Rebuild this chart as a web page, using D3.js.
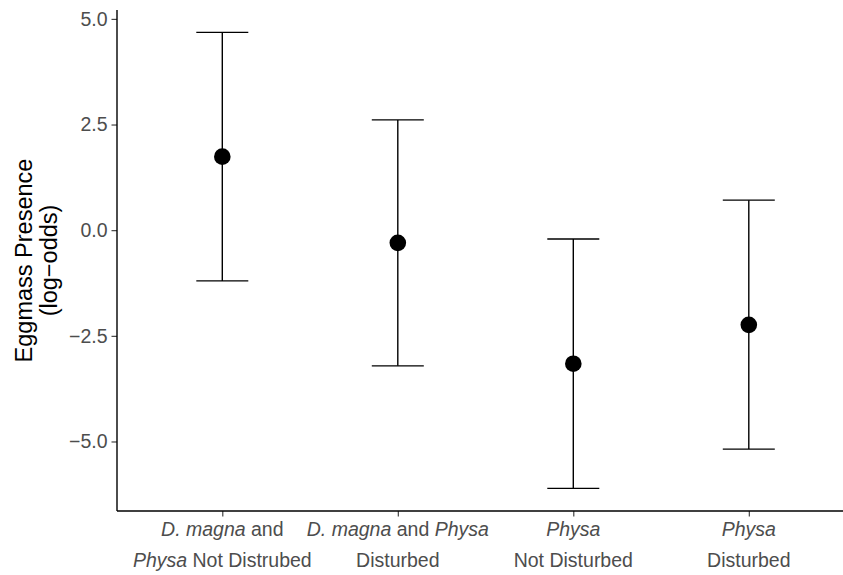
<!DOCTYPE html>
<html lang="en">
<head>
<meta charset="utf-8">
<title>Eggmass presence</title>
<script src="https://d3js.org/d3.v7.min.js"></script>
<style>
  body { margin: 0; background: #fff; }
  text { font-family: "Liberation Sans", Arial, sans-serif; }
</style>
</head>
<body>
<svg width="843" height="575"></svg>
<script>
// treatment groups, left to right
var groups = ["dmPhysaND", "dmPhysaD", "physaND", "physaD"];
// estimate (log-odds) and interval ends
var estimate = [1.74, -0.30, -3.16, -2.24];
var lower = [-1.20, -3.21, -6.11, -5.18];
var upper = [4.68, 2.61, -0.21, 0.71];
var yTicks = [-5, -2.5, 0, 2.5, 5];
// tick labels: each line is a list of [text, italic]
var xLabels = [
  [[["D. magna", true], [" and", false]], [["Physa", true], [" Not Distrubed", false]]],
  [[["D. magna", true], [" and ", false], ["Physa", true]], [["Disturbed", false]]],
  [[["Physa", true]], [["Not Disturbed", false]]],
  [[["Physa", true]], [["Disturbed", false]]]
];

var svg = d3.select("svg");
var margin = {left: 117, top: 10, right: 0, bottom: 64};
var width = 843 - margin.left - margin.right,
    height = 575 - margin.top - margin.bottom;

var g = svg.append("g").attr("transform", "translate(" + margin.left + "," + margin.top + ")");

// ggplot-like discrete spacing: 175.5 px between groups, 0.6 step padding
var x = d3.scalePoint().domain(groups).range([105.3, 105.3 + 3 * 175.5]);

var y = d3.scaleLinear()
    .domain([-6.645, 5.21])
    .range([height, 0]);

var data = groups.map(function(d, i) {
  return {g: d, est: estimate[i], lo: lower[i], hi: upper[i], lab: xLabels[i]};
});

// axes
var yAxis = g.append("g")
    .call(d3.axisLeft(y).tickValues(yTicks).tickSize(5.5).tickPadding(4));
yAxis.select(".domain").remove();
yAxis.selectAll(".tick line").attr("stroke", "#333").attr("stroke-width", 1.1);
yAxis.selectAll(".tick text")
    .attr("fill", "#4d4d4d")
    .style("font-size", "19.5px")
    .text(function(d) { return d3.format(".1f")(d).replace("-", "\u2212"); });

var xAxis = g.append("g")
    .attr("transform", "translate(0," + height + ")")
    .call(d3.axisBottom(x).tickSize(5.5).tickFormat(""));
xAxis.select(".domain").remove();
xAxis.selectAll(".tick line").attr("stroke", "#333").attr("stroke-width", 1.1);

g.append("line")
    .attr("x1", 0).attr("x2", 0).attr("y1", 0).attr("y2", height)
    .attr("stroke", "#000").attr("stroke-width", 1.4);
g.append("line")
    .attr("x1", 0).attr("x2", width).attr("y1", height).attr("y2", height)
    .attr("stroke", "#000").attr("stroke-width", 1.4);

// x labels, two lines each
data.forEach(function(d) {
  d.lab.forEach(function(line, li) {
    var t = g.append("text")
        .attr("x", x(d.g))
        .attr("y", height + 25 + li * 31)
        .attr("text-anchor", "middle")
        .attr("fill", "#4d4d4d")
        .style("font-size", "19.5px");
    line.forEach(function(part) {
      t.append("tspan")
          .style("font-style", part[1] ? "italic" : "normal")
          .text(part[0]);
    });
  });
});

// error bars
var capW = 26;
var bars = g.selectAll(".bar").data(data).enter().append("g").attr("class", "bar");
bars.append("line")
    .attr("x1", function(d) { return x(d.g); })
    .attr("x2", function(d) { return x(d.g); })
    .attr("y1", function(d) { return y(d.lo); })
    .attr("y2", function(d) { return y(d.hi); });
bars.append("line")
    .attr("x1", function(d) { return x(d.g) - capW; })
    .attr("x2", function(d) { return x(d.g) + capW; })
    .attr("y1", function(d) { return y(d.hi); })
    .attr("y2", function(d) { return y(d.hi); });
bars.append("line")
    .attr("x1", function(d) { return x(d.g) - capW; })
    .attr("x2", function(d) { return x(d.g) + capW; })
    .attr("y1", function(d) { return y(d.lo); })
    .attr("y2", function(d) { return y(d.lo); });
bars.selectAll("line").attr("stroke", "#000").attr("stroke-width", 1.4);

g.selectAll(".pt").data(data).enter().append("circle")
    .attr("class", "pt")
    .attr("cx", function(d) { return x(d.g); })
    .attr("cy", function(d) { return y(d.est); })
    .attr("r", 8.3)
    .attr("fill", "#000");

// y title
var yt = svg.append("text")
    .attr("transform", "translate(32," + (margin.top + height / 2) + ") rotate(-90)")
    .attr("text-anchor", "middle")
    .style("font-size", "23.5px")
    .attr("fill", "#000");
yt.append("tspan").attr("x", 0).attr("dy", 0).text("Eggmass Presence");
yt.append("tspan").attr("x", 0).attr("dy", 25).text("(log\u2212odds)");
</script>
</body>
</html>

-=-=-

Leave the pictures out, and print every line of the listing exactly as written.

Rebuild this chart as a web page, using D3.js.
<!DOCTYPE html>
<html lang="en">
<head>
<meta charset="utf-8">
<title>Eggmass presence</title>
<script src="https://d3js.org/d3.v7.min.js"></script>
<style>
  body { margin: 0; background: #fff; }
  text { font-family: "Liberation Sans", Arial, sans-serif; }
</style>
</head>
<body>
<svg width="843" height="575"></svg>
<script>
// treatment groups, left to right
var groups = ["dmPhysaND", "dmPhysaD", "physaND", "physaD"];
// estimate (log-odds) and interval ends
var estimate = [1.74, -0.30, -3.16, -2.24];
var lower = [-1.20, -3.21, -6.11, -5.18];
var upper = [4.68, 2.61, -0.21, 0.71];
var yTicks = [-5, -2.5, 0, 2.5, 5];
// tick labels: each line is a list of [text, italic]
var xLabels = [
  [[["D. magna", true], [" and", false]], [["Physa", true], [" Not Distrubed", false]]],
  [[["D. magna", true], [" and ", false], ["Physa", true]], [["Disturbed", false]]],
  [[["Physa", true]], [["Not Disturbed", false]]],
  [[["Physa", true]], [["Disturbed", false]]]
];

var svg = d3.select("svg");
var margin = {left: 117, top: 10, right: 0, bottom: 64};
var width = 843 - margin.left - margin.right,
    height = 575 - margin.top - margin.bottom;

var g = svg.append("g").attr("transform", "translate(" + margin.left + "," + margin.top + ")");

// ggplot-like discrete spacing: 175.5 px between groups, 0.6 step padding
var x = d3.scalePoint().domain(groups).range([105.3, 105.3 + 3 * 175.5]);

var y = d3.scaleLinear()
    .domain([-6.645, 5.21])
    .range([height, 0]);

var data = groups.map(function(d, i) {
  return {g: d, est: estimate[i], lo: lower[i], hi: upper[i], lab: xLabels[i]};
});

// axes
var yAxis = g.append("g")
    .call(d3.axisLeft(y).tickValues(yTicks).tickSize(5.5).tickPadding(4));
yAxis.select(".domain").remove();
yAxis.selectAll(".tick line").attr("stroke", "#333").attr("stroke-width", 1.1);
yAxis.selectAll(".tick text")
    .attr("fill", "#4d4d4d")
    .style("font-size", "19.5px")
    .text(function(d) { return d3.format(".1f")(d).replace("-", "\u2212"); });

var xAxis = g.append("g")
    .attr("transform", "translate(0," + height + ")")
    .call(d3.axisBottom(x).tickSize(5.5).tickFormat(""));
xAxis.select(".domain").remove();
xAxis.selectAll(".tick line").attr("stroke", "#333").attr("stroke-width", 1.1);

g.append("line")
    .attr("x1", 0).attr("x2", 0).attr("y1", 0).attr("y2", height)
    .attr("stroke", "#000").attr("stroke-width", 1.4);
g.append("line")
    .attr("x1", 0).attr("x2", width).attr("y1", height).attr("y2", height)
    .attr("stroke", "#000").attr("stroke-width", 1.4);

// x labels, two lines each
data.forEach(function(d) {
  d.lab.forEach(function(line, li) {
    var t = g.append("text")
        .attr("x", x(d.g))
        .attr("y", height + 25 + li * 31)
        .attr("text-anchor", "middle")
        .attr("fill", "#4d4d4d")
        .style("font-size", "19.5px");
    line.forEach(function(part) {
      t.append("tspan")
          .style("font-style", part[1] ? "italic" : "normal")
          .text(part[0]);
    });
  });
});

// error bars
var capW = 26;
var bars = g.selectAll(".bar").data(data).enter().append("g").attr("class", "bar");
bars.append("line")
    .attr("x1", function(d) { return x(d.g); })
    .attr("x2", function(d) { return x(d.g); })
    .attr("y1", function(d) { return y(d.lo); })
    .attr("y2", function(d) { return y(d.hi); });
bars.append("line")
    .attr("x1", function(d) { return x(d.g) - capW; })
    .attr("x2", function(d) { return x(d.g) + capW; })
    .attr("y1", function(d) { return y(d.hi); })
    .attr("y2", function(d) { return y(d.hi); });
bars.append("line")
    .attr("x1", function(d) { return x(d.g) - capW; })
    .attr("x2", function(d) { return x(d.g) + capW; })
    .attr("y1", function(d) { return y(d.lo); })
    .attr("y2", function(d) { return y(d.lo); });
bars.selectAll("line").attr("stroke", "#000").attr("stroke-width", 1.4);

g.selectAll(".pt").data(data).enter().append("circle")
    .attr("class", "pt")
    .attr("cx", function(d) { return x(d.g); })
    .attr("cy", function(d) { return y(d.est); })
    .attr("r", 8.3)
    .attr("fill", "#000");

// y title
var yt = svg.append("text")
    .attr("transform", "translate(32," + (margin.top + height / 2) + ") rotate(-90)")
    .attr("text-anchor", "middle")
    .style("font-size", "23.5px")
    .attr("fill", "#000");
yt.append("tspan").attr("x", 0).attr("dy", 0).text("Eggmass Presence");
yt.append("tspan").attr("x", 0).attr("dy", 25).text("(log\u2212odds)");
</script>
</body>
</html>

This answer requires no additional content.